Fun Monkey

For those of you who really give a flying monkey, you may remember that I wrote a blog 2 years ago about how I would never miss a Flying Monkey Marathon  (pssst…look!! Three years later, I’ve discovered how to make links in my blog!) until I was dead and how terrifically lame anyone was who said they were just running it as a “training run” because, in fact, those who said that were just great big baby scaredy cats who feared racing.  Naturally, a year and a half later, I announced that I was over running marathons and would not be doing the Monkey again. Ever.  This was followed shortly by signing up for two more marathons (one of them being the Monkey).

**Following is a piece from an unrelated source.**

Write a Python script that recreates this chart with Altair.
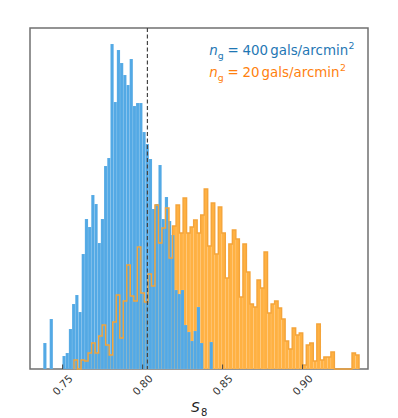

Then I went into an all-out frenzy of indecision about whether I wanted to actually race again at the Monkey, knowing that my three-year streak of winning the masters division was about to come to an abrupt end since there were actually female masters runners who were fast entered this year. I was torn between the fact that only an ass stops racing a certain race when she realizes she can no longer win it and the fact that I am an ass sometimes. I fretted and changed my mind like a trillion times.

And then one cheery summer morning, Cheryl waltzed downstairs and said, “I think I want to run the Monkey as my first marathon.”

Long pause. Deadpan expression from Cheryl indicating she wasn’t joking.

“What is wrong with you?” I finally asked.

“I thought it would be, you know, fun,” she responded merrily. “Everyone’s always talking about how fun the Monkey is.”

Fun? FUN!? Dear God in heaven, Cheryl’s lost her mind.

“‘Fun’ is a word people like to toss around with a cavalier attitude after it’s all over and they’re standing around drinking the free beer out in the field,” I explained.

“Free beer in a field sounds fun,” she countered.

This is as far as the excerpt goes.